I have a 2005 6.0. I am thinking about get the SLP Header package and Im trying to get some good info about it. 

What kind of performance gain do you get? Where is the best place to get it? Does it sound different from the stock headers? How hard are they to keep looking clean. All the info you can give me I appreciate.


Thanks.


----------



## svede1212 (Nov 1, 2005)

Package? I'm assuming you mean LTs AND the midpides? FWIW don't use the flange gaskets they give you but reuse the old MLS ones. With a tune you'll pick up ~25 RWHP. Maryland Speed is a good vendor.
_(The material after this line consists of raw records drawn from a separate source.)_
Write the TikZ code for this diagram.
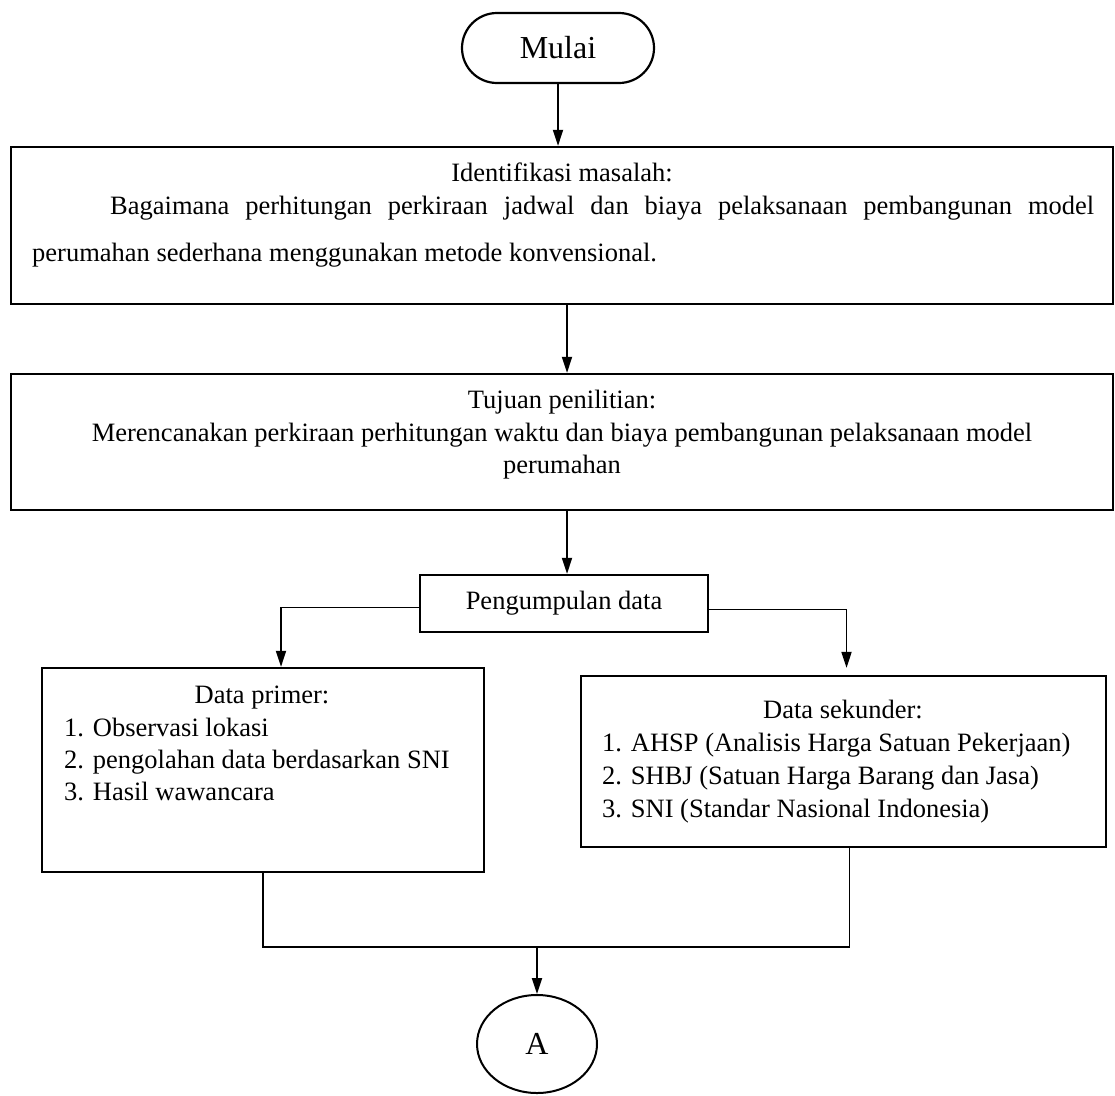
\documentclass[tikz,border=0pt]{standalone}
\usepackage{fontspec}
\setmainfont{Liberation Serif}
\usetikzlibrary{arrows.meta,shapes.misc,shapes.geometric}

\tikzset{
  box/.style={draw,line width=2.2pt,inner sep=0pt},
  txt/.style={inner sep=0pt,text height=18pt,text depth=6pt,font=\fontsize{26.5}{32}\selectfont},
  big/.style={font=\fontsize{32}{38}\selectfont},
  flow/.style={line width=1.8pt,-{Triangle[length=16pt,width=10pt]}},
  link/.style={line width=1.8pt}
}

\begin{document}
\begin{tikzpicture}[x=1pt,y=-1pt]
  \useasboundingbox (0,0) rectangle (1115,1095);
  % start
  \node[box,rounded rectangle,minimum width=192pt,minimum height=70pt,big] (mulai) at (558,48) {Mulai};
  % identifikasi masalah
  \node[box,minimum width=1102pt,minimum height=157pt] (masalah) at (562,225.5) {};
  \node[txt] (masalah-t) at (562,175) {Identifikasi masalah:};
  \node[txt,anchor=west] (masalah-a) at (110,208) {\makebox[984pt][s]{Bagaimana perhitungan perkiraan jadwal dan biaya pelaksanaan pembangunan model}};
  \node[txt,anchor=west] (masalah-b) at (32,255) {perumahan sederhana menggunakan metode konvensional.};
  % tujuan
  \node[box,minimum width=1102pt,minimum height=136pt] (tujuan) at (562,442) {};
  \node[txt] (tujuan-t) at (562,402) {Tujuan penilitian:};
  \node[txt] (tujuan-a) at (562,435) {Merencanakan perkiraan perhitungan waktu dan biaya pembangunan pelaksanaan model};
  \node[txt] (tujuan-b) at (562,467) {perumahan};
  % pengumpulan data
  \node[box,minimum width=288pt,minimum height=57pt,txt] (kumpul) at (564,603.5) {Pengumpulan data};
  % data primer
  \node[box,minimum width=442pt,minimum height=204pt] (primer) at (263,770) {};
  \node[txt] (primer-t) at (262,697) {Data primer:};
  \node[txt,anchor=west] (primer-1) at (64,730) {1. Observasi lokasi};
  \node[txt,anchor=west] (primer-2) at (64,762) {2. pengolahan data berdasarkan SNI};
  \node[txt,anchor=west] (primer-3) at (64,794) {3. Hasil wawancara};
  % data sekunder
  \node[box,minimum width=525pt,minimum height=171pt] (sekunder) at (843.5,761.5) {};
  \node[txt] (sekunder-t) at (843,712) {Data sekunder:};
  \node[txt,anchor=west] (sekunder-1) at (602,745) {1. AHSP (Analisis Harga Satuan Pekerjaan)};
  \node[txt,anchor=west] (sekunder-2) at (602,778) {2. SHBJ (Satuan Harga Barang dan Jasa)};
  \node[txt,anchor=west] (sekunder-3) at (602,811) {3. SNI (Standar Nasional Indonesia)};
  % penghubung
  \node[draw,ellipse,line width=2pt,inner sep=0pt,minimum width=120pt,minimum height=98pt,big] (huruf) at (537,1044) {A};
  \coordinate (join) at (537,947);

  \draw[flow] (mulai.south) -- (mulai.south |- masalah.north);
  \draw[flow] ([xshift=5pt]masalah.south) -- ([xshift=5pt]tujuan.north);
  \draw[flow] ([xshift=5pt]tujuan.south) -- ([xshift=5pt]tujuan.south |- kumpul.north);
  \draw[flow] ([yshift=-4pt]kumpul.west) -| ([xshift=18pt]primer.north);
  \draw[flow,shorten >=7pt] ([yshift=-6pt]kumpul.east) -| ([xshift=3pt]sekunder.north);
  \draw[link] (primer.south) |- (join) -| ([xshift=6pt]sekunder.south);
  \draw[flow] (join) -- (huruf.north);
\end{tikzpicture}
\end{document}
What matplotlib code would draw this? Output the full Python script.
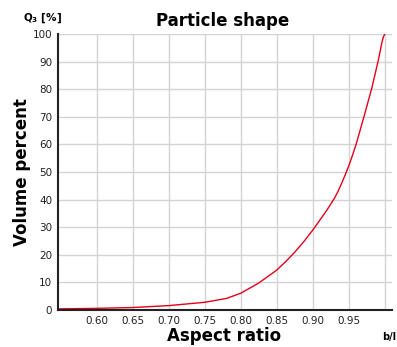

They sound substantially different than the stock manifolds as stock are cast iron and mute sound quite a bit. You gain an increase is volume and engine noise with LTs. I have SLP LTs mainly because at the time (2006) they were cheap and already came with coating which is very important. Coating keeps the engine bay a little cooler and keeps exhaust velocity up. There are other better headers like Stainless Works, Kooks or Dynatech. All of those should be coated before use but will make a few more ponies. Dynatechs are also easier to install. You'll find putting the driver's side header in a royal PITA. As far as "clean" you're pumping gases well over 1,000 degrees through them so they all discolor slightly but after 7 years mine still look good.


----------